** begin Collected data **

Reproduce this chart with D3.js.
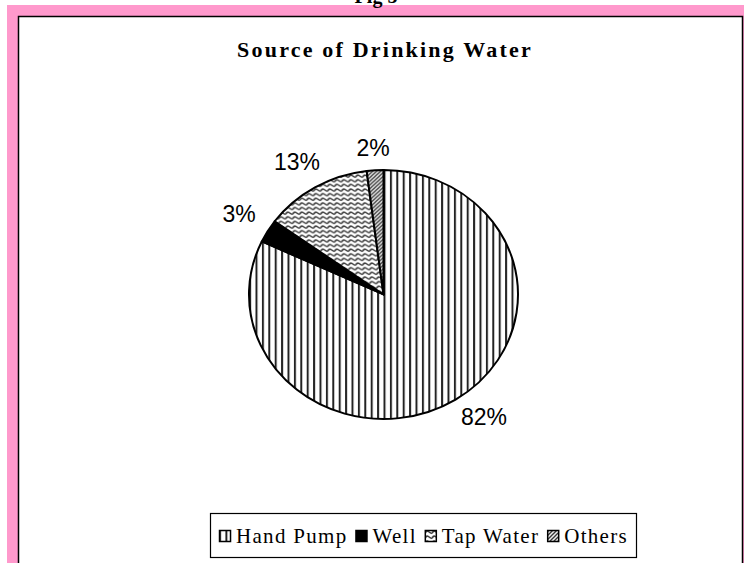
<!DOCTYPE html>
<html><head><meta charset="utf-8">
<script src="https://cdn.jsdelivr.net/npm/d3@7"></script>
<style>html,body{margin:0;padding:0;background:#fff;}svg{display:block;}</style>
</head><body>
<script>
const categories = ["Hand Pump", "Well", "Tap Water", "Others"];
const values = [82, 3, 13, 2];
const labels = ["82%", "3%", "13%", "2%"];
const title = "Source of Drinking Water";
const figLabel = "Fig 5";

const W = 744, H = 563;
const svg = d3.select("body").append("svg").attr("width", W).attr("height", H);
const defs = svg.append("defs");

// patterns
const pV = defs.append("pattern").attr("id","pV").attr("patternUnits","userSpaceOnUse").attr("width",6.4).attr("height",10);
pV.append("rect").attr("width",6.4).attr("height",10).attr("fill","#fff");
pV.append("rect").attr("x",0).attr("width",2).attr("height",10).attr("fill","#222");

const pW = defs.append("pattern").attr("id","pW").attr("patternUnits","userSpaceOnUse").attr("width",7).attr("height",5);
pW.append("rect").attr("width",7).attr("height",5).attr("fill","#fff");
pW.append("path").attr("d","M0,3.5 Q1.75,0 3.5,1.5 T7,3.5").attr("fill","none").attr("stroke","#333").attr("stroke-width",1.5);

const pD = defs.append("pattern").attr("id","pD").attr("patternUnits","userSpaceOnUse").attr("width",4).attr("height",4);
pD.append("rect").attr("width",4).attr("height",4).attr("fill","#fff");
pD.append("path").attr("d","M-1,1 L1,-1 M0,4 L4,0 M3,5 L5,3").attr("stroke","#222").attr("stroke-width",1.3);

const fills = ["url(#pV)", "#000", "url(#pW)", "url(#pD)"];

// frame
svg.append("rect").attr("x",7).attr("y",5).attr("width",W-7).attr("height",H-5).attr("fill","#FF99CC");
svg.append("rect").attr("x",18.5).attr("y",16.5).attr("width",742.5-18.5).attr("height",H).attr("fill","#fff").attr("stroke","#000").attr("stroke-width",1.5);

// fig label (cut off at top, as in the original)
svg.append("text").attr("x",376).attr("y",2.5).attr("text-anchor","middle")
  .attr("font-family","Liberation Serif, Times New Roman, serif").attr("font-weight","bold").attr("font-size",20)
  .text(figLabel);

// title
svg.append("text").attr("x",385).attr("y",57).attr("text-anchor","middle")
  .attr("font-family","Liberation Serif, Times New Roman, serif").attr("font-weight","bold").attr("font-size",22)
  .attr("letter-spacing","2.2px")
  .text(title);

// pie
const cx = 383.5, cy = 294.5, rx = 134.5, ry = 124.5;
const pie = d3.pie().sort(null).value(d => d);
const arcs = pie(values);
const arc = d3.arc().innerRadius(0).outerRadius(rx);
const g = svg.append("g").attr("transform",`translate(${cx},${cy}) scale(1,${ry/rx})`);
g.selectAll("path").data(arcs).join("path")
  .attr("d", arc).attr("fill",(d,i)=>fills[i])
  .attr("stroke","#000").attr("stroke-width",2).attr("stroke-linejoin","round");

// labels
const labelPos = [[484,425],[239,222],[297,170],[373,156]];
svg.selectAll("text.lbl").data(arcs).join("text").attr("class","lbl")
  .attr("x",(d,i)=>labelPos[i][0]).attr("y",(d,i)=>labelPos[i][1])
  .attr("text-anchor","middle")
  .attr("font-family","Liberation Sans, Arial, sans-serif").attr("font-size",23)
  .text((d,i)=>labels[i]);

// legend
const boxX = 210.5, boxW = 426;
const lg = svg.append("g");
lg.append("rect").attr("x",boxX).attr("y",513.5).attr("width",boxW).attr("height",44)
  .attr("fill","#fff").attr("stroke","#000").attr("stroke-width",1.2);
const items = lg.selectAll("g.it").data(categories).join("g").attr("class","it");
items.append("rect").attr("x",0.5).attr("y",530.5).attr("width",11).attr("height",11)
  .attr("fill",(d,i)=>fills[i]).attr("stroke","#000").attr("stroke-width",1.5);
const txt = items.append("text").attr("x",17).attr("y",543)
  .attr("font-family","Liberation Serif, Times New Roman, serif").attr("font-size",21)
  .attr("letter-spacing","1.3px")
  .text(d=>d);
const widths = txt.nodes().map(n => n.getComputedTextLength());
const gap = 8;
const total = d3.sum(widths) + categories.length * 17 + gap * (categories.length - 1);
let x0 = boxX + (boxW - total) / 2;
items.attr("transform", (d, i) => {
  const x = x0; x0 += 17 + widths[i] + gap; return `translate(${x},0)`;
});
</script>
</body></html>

** end Collected data **

What is needed is an exact reproduction of the data, pictures excluded.

Reproduce this chart with D3.js.
<!DOCTYPE html>
<html><head><meta charset="utf-8">
<script src="https://cdn.jsdelivr.net/npm/d3@7"></script>
<style>html,body{margin:0;padding:0;background:#fff;}svg{display:block;}</style>
</head><body>
<script>
const categories = ["Hand Pump", "Well", "Tap Water", "Others"];
const values = [82, 3, 13, 2];
const labels = ["82%", "3%", "13%", "2%"];
const title = "Source of Drinking Water";
const figLabel = "Fig 5";

const W = 744, H = 563;
const svg = d3.select("body").append("svg").attr("width", W).attr("height", H);
const defs = svg.append("defs");

// patterns
const pV = defs.append("pattern").attr("id","pV").attr("patternUnits","userSpaceOnUse").attr("width",6.4).attr("height",10);
pV.append("rect").attr("width",6.4).attr("height",10).attr("fill","#fff");
pV.append("rect").attr("x",0).attr("width",2).attr("height",10).attr("fill","#222");

const pW = defs.append("pattern").attr("id","pW").attr("patternUnits","userSpaceOnUse").attr("width",7).attr("height",5);
pW.append("rect").attr("width",7).attr("height",5).attr("fill","#fff");
pW.append("path").attr("d","M0,3.5 Q1.75,0 3.5,1.5 T7,3.5").attr("fill","none").attr("stroke","#333").attr("stroke-width",1.5);

const pD = defs.append("pattern").attr("id","pD").attr("patternUnits","userSpaceOnUse").attr("width",4).attr("height",4);
pD.append("rect").attr("width",4).attr("height",4).attr("fill","#fff");
pD.append("path").attr("d","M-1,1 L1,-1 M0,4 L4,0 M3,5 L5,3").attr("stroke","#222").attr("stroke-width",1.3);

const fills = ["url(#pV)", "#000", "url(#pW)", "url(#pD)"];

// frame
svg.append("rect").attr("x",7).attr("y",5).attr("width",W-7).attr("height",H-5).attr("fill","#FF99CC");
svg.append("rect").attr("x",18.5).attr("y",16.5).attr("width",742.5-18.5).attr("height",H).attr("fill","#fff").attr("stroke","#000").attr("stroke-width",1.5);

// fig label (cut off at top, as in the original)
svg.append("text").attr("x",376).attr("y",2.5).attr("text-anchor","middle")
  .attr("font-family","Liberation Serif, Times New Roman, serif").attr("font-weight","bold").attr("font-size",20)
  .text(figLabel);

// title
svg.append("text").attr("x",385).attr("y",57).attr("text-anchor","middle")
  .attr("font-family","Liberation Serif, Times New Roman, serif").attr("font-weight","bold").attr("font-size",22)
  .attr("letter-spacing","2.2px")
  .text(title);

// pie
const cx = 383.5, cy = 294.5, rx = 134.5, ry = 124.5;
const pie = d3.pie().sort(null).value(d => d);
const arcs = pie(values);
const arc = d3.arc().innerRadius(0).outerRadius(rx);
const g = svg.append("g").attr("transform",`translate(${cx},${cy}) scale(1,${ry/rx})`);
g.selectAll("path").data(arcs).join("path")
  .attr("d", arc).attr("fill",(d,i)=>fills[i])
  .attr("stroke","#000").attr("stroke-width",2).attr("stroke-linejoin","round");

// labels
const labelPos = [[484,425],[239,222],[297,170],[373,156]];
svg.selectAll("text.lbl").data(arcs).join("text").attr("class","lbl")
  .attr("x",(d,i)=>labelPos[i][0]).attr("y",(d,i)=>labelPos[i][1])
  .attr("text-anchor","middle")
  .attr("font-family","Liberation Sans, Arial, sans-serif").attr("font-size",23)
  .text((d,i)=>labels[i]);

// legend
const boxX = 210.5, boxW = 426;
const lg = svg.append("g");
lg.append("rect").attr("x",boxX).attr("y",513.5).attr("width",boxW).attr("height",44)
  .attr("fill","#fff").attr("stroke","#000").attr("stroke-width",1.2);
const items = lg.selectAll("g.it").data(categories).join("g").attr("class","it");
items.append("rect").attr("x",0.5).attr("y",530.5).attr("width",11).attr("height",11)
  .attr("fill",(d,i)=>fills[i]).attr("stroke","#000").attr("stroke-width",1.5);
const txt = items.append("text").attr("x",17).attr("y",543)
  .attr("font-family","Liberation Serif, Times New Roman, serif").attr("font-size",21)
  .attr("letter-spacing","1.3px")
  .text(d=>d);
const widths = txt.nodes().map(n => n.getComputedTextLength());
const gap = 8;
const total = d3.sum(widths) + categories.length * 17 + gap * (categories.length - 1);
let x0 = boxX + (boxW - total) / 2;
items.attr("transform", (d, i) => {
  const x = x0; x0 += 17 + widths[i] + gap; return `translate(${x},0)`;
});
</script>
</body></html>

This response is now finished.